Postseason Wrap Up: A Q&A with Northwestern Soccer Coach Nigel Trim
Trim speaks with Patch about the fall season.
Before the season began, Northwestern soccer coach Nigel Trim spoke with Patch about his team and its prospects for the fall of 2010. Three months later, the season has ended, and Trim has once again shared his thoughts.
Riverdale Park-University Park Patch: You told Patch before the season started that you wanted to improve on last year's 6-7 record, which you did. Considering you accomplished that goal, are you satisfied with the season?
Trim: I had a lot of aspirations for my team this season. Number one was to beat the teams we lost to in the regular season last year, which we didn't. Secondly [I wanted] to make it to the regional finals, which we fell short of by a game. Sure, we improved our record to 7-6 by virtue of winning the two postseason games, but by no means am I satisfied with our performance, because [we] never played consistently throughout the regular season.
Patch: Tell us about the season chronologically. What trends did you observe throughout the year?
Trim: I was not a fan of the scheduling this year. The majority of teams we played for the first half of the season were good, but not challenging enough for us. In the second half, we played better teams that brought us back to reality. That kind of scheduling can be misleading in terms of our record, and it really affects the attitude of the players because they adopt bad habits such as complacency and arrogance, until they get a wakeup call from a better team. We need to play a mixture of teams throughout the season.
Patch: What was the catalyst that allowed your team to advance as far as it did in the playoffs?
Trim: The team stepped up because I challenged their love for the game of soccer and [I told them] that they were representing not only themselves, but also their school and community. I reminded them that the playoffs were the perfect forum and opportunity to create an identity for Wildcat soccer, because the further you reach in the playoffs, it leaves a lasting impression on everyone as opposed to being knocked out of the first round, where you bear the label of a one and done team.

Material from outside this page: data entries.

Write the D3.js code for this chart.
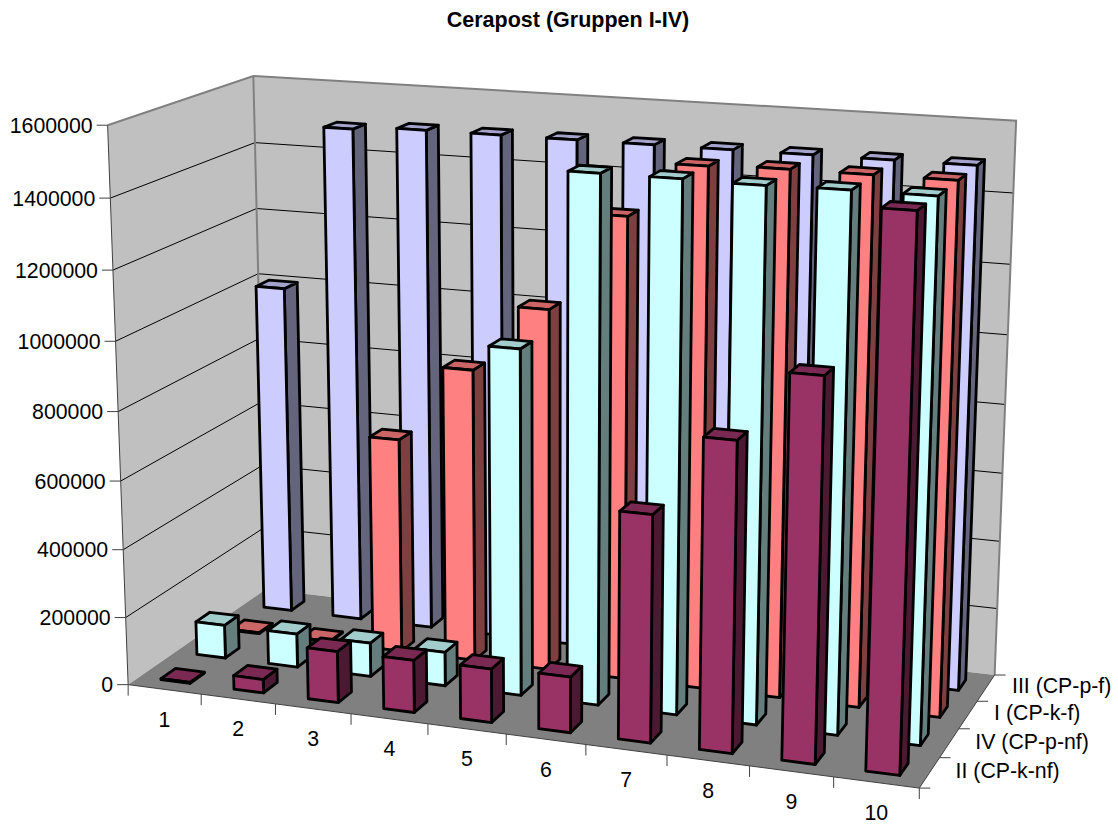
<!DOCTYPE html>
<html>
<head>
<meta charset="utf-8">
<script src="https://cdn.jsdelivr.net/npm/d3@7"></script>
<style>
  html, body { margin: 0; background: #fff; }
  text { font-family: "Liberation Sans", Arial, sans-serif; fill: #000; }
</style>
</head>
<body>
<svg id="chart" width="1118" height="825"></svg>
<script>
const categories = ["1", "2", "3", "4", "5", "6", "7", "8", "9", "10"];
const seriesNames = ["II (CP-k-nf)", "IV (CP-p-nf)", "I (CP-k-f)", "III (CP-p-f)"];
const valueTicks = [0, 200000, 400000, 600000, 800000, 1000000, 1200000, 1400000, 1600000];

const valuesII = [3000, 40000, 150000, 152000, 155000, 160000, 642000, 867000, 1060000, 1505000];
const valuesIV = [100000, 100000, 100000, 100000, 1000000, 1500000, 1500000, 1497000, 1500000, 1500000];
const valuesI = [3000, 3000, 640000, 866000, 1060000, 1340000, 1494000, 1500000, 1500000, 1500000];
const valuesIII = [1000000, 1490000, 1500000, 1500000, 1500000, 1500000, 1500000, 1500000, 1500000, 1500000];
const seriesValues = [valuesII, valuesIV, valuesI, valuesIII];

const fills = ["#993366", "#CCFFFF", "#FF8080", "#CCCCFF"];

const svg = d3.select("#chart");

// scales for the 3d box: u along the categories, v into the depth, w up
const u = d3.scaleBand().domain(categories).range([0, 1]).paddingInner(0.6).paddingOuter(0.3);
const v = d3.scaleBand().domain(seriesNames).range([0, 1]).paddingInner(0.6).paddingOuter(0.3);
const w = d3.scaleLinear().domain([0, 1600000]).range([0, 1]);

// picture positions of the box corners, the camera is fitted to these
const anchors = [
  [0, 0, 0, 129, 684],
  [1, 0, 0, 919, 789],
  [0, 1, 0, 265, 590],
  [1, 1, 0, 995, 674],
  [0, 0, 1, 107, 125],
  [0, 1, 1, 254, 76],
  [1, 1, 1, 1016, 121],
];

function solve(A, b) {
  const n = b.length;
  const M = A.map((row, i) => [...row, b[i]]);
  for (let c = 0; c < n; c++) {
    let p = c;
    for (let r = c + 1; r < n; r++) if (Math.abs(M[r][c]) > Math.abs(M[p][c])) p = r;
    [M[c], M[p]] = [M[p], M[c]];
    for (let r = 0; r < n; r++) {
      if (r === c) continue;
      const f = M[r][c] / M[c][c];
      for (let k = c; k <= n; k++) M[r][k] -= f * M[c][k];
    }
  }
  return M.map((row, i) => row[n] / row[i]);
}

function fitCamera(points) {
  const rows = [];
  const rhs = [];
  points.forEach(([a, b, c, x, y]) => {
    x /= 1000;
    y /= 1000;
    rows.push([a, b, c, 1, 0, 0, 0, 0, -x * a, -x * b, -x * c]);
    rhs.push(x);
    rows.push([0, 0, 0, 0, a, b, c, 1, -y * a, -y * b, -y * c]);
    rhs.push(y);
  });
  const AtA = d3.range(11).map((i) =>
    d3.range(11).map((j) => d3.sum(rows, (r) => r[i] * r[j]))
  );
  const Atb = d3.range(11).map((i) => d3.sum(rows, (r, k) => r[i] * rhs[k]));
  return solve(AtA, Atb);
}

const cam = fitCamera(anchors);

function project(a, b, c) {
  const d = cam[8] * a + cam[9] * b + cam[10] * c + 1;
  return [
    (1000 * (cam[0] * a + cam[1] * b + cam[2] * c + cam[3])) / d,
    (1000 * (cam[4] * a + cam[5] * b + cam[6] * c + cam[7])) / d,
  ];
}

const line = d3.line();
const face = (pts) => line(pts.map((p) => project(...p))) + "Z";

// walls and floor
const walls = svg.append("g");
walls.append("path")
  .attr("d", face([[0, 0, 0], [0, 1, 0], [0, 1, 1], [0, 0, 1]]))
  .attr("fill", "#c0c0c0");
walls.append("path")
  .attr("d", face([[0, 1, 0], [1, 1, 0], [1, 1, 1], [0, 1, 1]]))
  .attr("fill", "#c0c0c0");
walls.append("path")
  .attr("d", face([[0, 0, 0], [1, 0, 0], [1, 1, 0], [0, 1, 0]]))
  .attr("fill", "#808080");

// gridlines
valueTicks.slice(1, -1).forEach((t) => {
  walls.append("path")
    .attr("d", line([project(0, 0, w(t)), project(0, 1, w(t)), project(1, 1, w(t))]))
    .attr("fill", "none")
    .attr("stroke", "#000")
    .attr("stroke-width", 1);
});

// wall edges
walls.append("path")
  .attr("d", line([project(0, 0, 1), project(0, 1, 1), project(1, 1, 1), project(1, 1, 0)]))
  .attr("fill", "none")
  .attr("stroke", "#808080")
  .attr("stroke-width", 2);
walls.append("path")
  .attr("d", line([project(0, 1, 0), project(0, 1, 1)]))
  .attr("fill", "none")
  .attr("stroke", "#808080")
  .attr("stroke-width", 2);
walls.append("path")
  .attr("d", line([project(0, 0, 0), project(0, 0, 1)]))
  .attr("fill", "none")
  .attr("stroke", "#404040")
  .attr("stroke-width", 1);
walls.append("path")
  .attr("d", line([project(0, 0, 0), project(1, 0, 0), project(1, 1, 0)]))
  .attr("fill", "none")
  .attr("stroke", "#404040")
  .attr("stroke-width", 1);

// axes
const axes = svg.append("g");
valueTicks.forEach((t) => {
  const [x, y] = project(0, 0, w(t));
  axes.append("line")
    .attr("x1", x - 11).attr("x2", x)
    .attr("y1", y).attr("y2", y)
    .attr("stroke", "#404040");
  axes.append("text")
    .attr("x", x - 15)
    .attr("y", y)
    .attr("dy", "0.35em")
    .attr("text-anchor", "end")
    .attr("font-size", "21.3px")
    .text(t);
});

d3.range(categories.length + 1).forEach((i) => {
  const [x, y] = project(i / categories.length, 0, 0);
  axes.append("line")
    .attr("x1", x).attr("x2", x)
    .attr("y1", y).attr("y2", y + 11)
    .attr("stroke", "#404040");
});
categories.forEach((c) => {
  const [x, y] = project(u(c) + u.bandwidth() / 2, 0, 0);
  axes.append("text")
    .attr("x", x)
    .attr("y", y + 30)
    .attr("dy", "0.35em")
    .attr("text-anchor", "middle")
    .attr("font-size", "21.3px")
    .text(c);
});

d3.range(seriesNames.length + 1).forEach((i) => {
  const [x, y] = project(1, i / seriesNames.length, 0);
  axes.append("line")
    .attr("x1", x).attr("x2", x + 11)
    .attr("y1", y).attr("y2", y)
    .attr("stroke", "#404040");
});
seriesNames.forEach((s) => {
  const [x, y] = project(1, v(s) + v.bandwidth() / 2, 0);
  axes.append("text")
    .attr("x", x + 26)
    .attr("y", y - 2)
    .attr("dy", "0.35em")
    .attr("font-size", "21.3px")
    .text(s);
});

// bars, back row first and left to right so the nearer ones cover
const bars = svg.append("g");
d3.range(seriesNames.length - 1, -1, -1).forEach((si) => {
  const name = seriesNames[si];
  const base = d3.color(fills[si]);
  const v0 = v(name);
  const v1 = v0 + v.bandwidth();
  categories.forEach((c, ci) => {
    const u0 = u(c);
    const u1 = u0 + u.bandwidth();
    const h = w(seriesValues[si][ci]);
    const g = bars.append("g")
      .attr("stroke", "#000")
      .attr("stroke-width", 2.8)
      .attr("stroke-linejoin", "round");
    g.append("path")
      .attr("d", face([[u1, v0, 0], [u1, v1, 0], [u1, v1, h], [u1, v0, h]]))
      .attr("fill", base.darker(2));
    g.append("path")
      .attr("d", face([[u0, v0, h], [u1, v0, h], [u1, v1, h], [u0, v1, h]]))
      .attr("fill", d3.rgb(base.r * 0.8, base.g * 0.8, base.b * 0.8));
    g.append("path")
      .attr("d", face([[u0, v0, 0], [u1, v0, 0], [u1, v0, h], [u0, v0, h]]))
      .attr("fill", base);
  });
});

svg.append("text")
  .attr("x", 568)
  .attr("y", 27)
  .attr("text-anchor", "middle")
  .attr("font-size", "21.5px")
  .attr("font-weight", "bold")
  .text("Cerapost (Gruppen I-IV)");
</script>
</body>
</html>
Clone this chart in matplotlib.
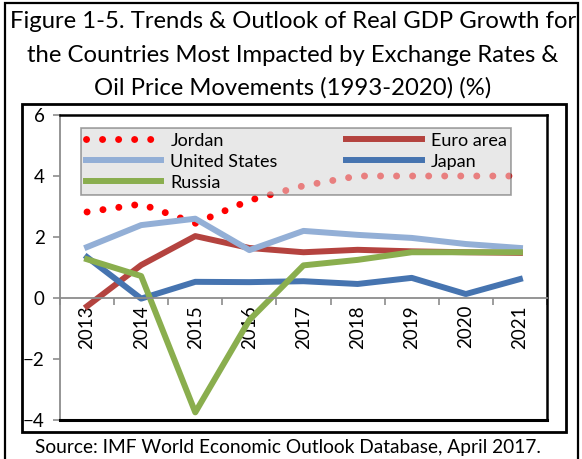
import matplotlib
matplotlib.use("Agg")
import matplotlib.pyplot as plt
from matplotlib.patches import Rectangle
import numpy as np

plt.rcParams['font.family'] = ['Lato', 'DejaVu Sans']

# data
years = ["2013", "2014", "2015", "2016", "2017", "2018", "2019", "2020", "2021"]
jordan = [2.82, 3.08, 2.45, 3.2, 3.68, 4.0, 4.0, 4.0, 4.0]
euro_area = [-0.27, 1.08, 2.03, 1.64, 1.5, 1.58, 1.53, 1.5, 1.48]
united_states = [1.67, 2.39, 2.6, 1.57, 2.2, 2.07, 1.97, 1.77, 1.64]
japan = [1.34, -0.02, 0.53, 0.52, 0.55, 0.46, 0.66, 0.13, 0.62]
russia = [1.27, 0.72, -3.75, -0.72, 1.07, 1.25, 1.5, 1.5, 1.5]

W, H = 582, 459
fig = plt.figure(figsize=(W / 100, H / 100), dpi=100)


def fx(px):
    return px / W


def fy(py):
    return 1 - py / H


# outer frame and chart box
fig.patches.append(Rectangle((fx(5), fy(470)), fx(578) - fx(5), fy(3) - fy(470),
                             transform=fig.transFigure, fill=False, ec='black', lw=1.6))
fig.patches.append(Rectangle((fx(22), fy(432)), fx(566) - fx(22), fy(104) - fy(432),
                             transform=fig.transFigure, fill=False, ec='black', lw=2))

# title
title_lines = ["Figure 1-5. Trends & Outlook of Real GDP Growth for",
               "the Countries Most Impacted by Exchange Rates &",
               "Oil Price Movements (1993-2020) (%)"]
for line, ypix in zip(title_lines, [22, 55, 88]):
    fig.text(fx(293), fy(ypix), line, ha='center', va='center', fontsize=17.2)

fig.text(fx(288), fy(448), "Source: IMF World Economic Outlook Database, April 2017.",
         ha='center', va='center', fontsize=13.8)

ax = fig.add_axes([fx(60), fy(420), fx(547) - fx(60), fy(115) - fy(420)])
x = np.arange(len(years))

l_jo, = ax.plot(x, jordan, color='#FF0000', lw=5, linestyle=(0, (0.01, 2.3)),
                dash_capstyle='round', label='Jordan')
l_eu, = ax.plot(x, euro_area, color='#B4433F', lw=4.3, label='Euro area')
l_us, = ax.plot(x, united_states, color='#93AFD6', lw=4.3, label='United States')
l_jp, = ax.plot(x, japan, color='#4674B0', lw=4.3, label='Japan')
l_ru, = ax.plot(x, russia, color='#8AAE4E', lw=4.3, label='Russia')

ax.set_xlim(-0.5, len(years) - 0.5)
ax.set_ylim(-4, 6)
ax.set_yticks([-4, -2, 0, 2, 4, 6])

# x axis sits at zero, categories between tick marks
ax.spines['bottom'].set_position(('data', 0))
ax.spines['bottom'].set_color('#8C8C8C')
ax.spines['bottom'].set_linewidth(1.3)
ax.spines['left'].set_color('#8C8C8C')
ax.spines['left'].set_linewidth(1.3)
for s in ['top', 'right']:
    ax.spines[s].set_color('black')
    ax.spines[s].set_linewidth(1.8)
ax.axhline(-4, color='black', lw=2.2, clip_on=False, zorder=5)

ax.set_xticks(np.arange(len(years) + 1) - 0.5)
ax.set_xticklabels([])
ax.set_xticks(x, minor=True)
ax.set_xticklabels(years, minor=True, rotation=90, fontsize=13.5)
ax.tick_params(axis='x', which='major', direction='out', length=5, color='#8C8C8C', width=1.2)
ax.tick_params(axis='x', which='minor', length=0, pad=5)
ax.tick_params(axis='y', direction='out', length=5, color='#8C8C8C', width=1.2,
               labelsize=13.5, pad=6)

# legend filled row by row: Jordan, Euro area / United States, Japan / Russia
handles = [l_jo, l_us, l_ru, l_eu, l_jp]
leg = ax.legend(handles, [h.get_label() for h in handles], ncol=2, loc='upper left',
                mode='expand', bbox_to_anchor=(0.0246, 0.754, 0.92, 0.233),
                fontsize=13, handlelength=4.2, handletextpad=0.5,
                labelspacing=0.28, borderpad=0.25, fancybox=False,
                facecolor='#D9D9D9', edgecolor='#606060', framealpha=0.59)
leg.get_frame().set_linewidth(1.2)

fig.savefig("out.png", dpi=100)
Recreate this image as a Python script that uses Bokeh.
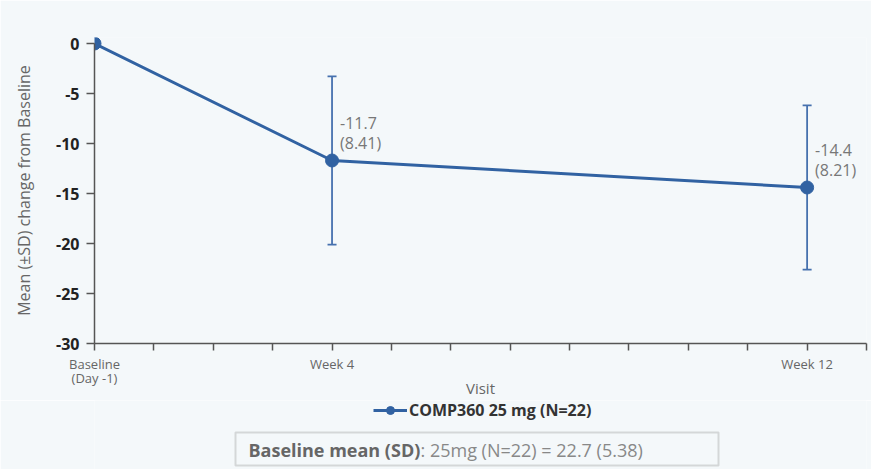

Patch: Once your team reached the playoffs, something seemed to change. Beating Bowie and Roosevelt was completely unexpected. What caused the shift that allowed those wins?
Trim: In the post season you need more than soccer skills to defeat your opponents. In our case, I focused heavily on the intangible parts of the game such as dealing with the David and Goliath perception that was created for us. I reminded my players that the name of a school, despite their many accomplishments, is insignificant when they step on the field. It is all about their 11 players versus my 11 players on that given day. They bought into that attitude and were motivated to show the other teams that they were not going to simply get steam rolled.
Patch: Now that the season has been over for more than a week, and you can reflect on it a little bit, would you call it a success?
Trim: It was a success because we won and lost as a team. There were no superstars or prima donnas and everyone was held accountable for their actions on and off the field. I was especially proud of this team because it was composed of student-athletes. They weren't the best skilled players, or physically overpowering players, but they collectively bought into a system on how to win. I always told them that they had to check their egos at the door and they did. We were proud to be a blue-collar team and Wildcat soccer will eventually claw its way back to the top.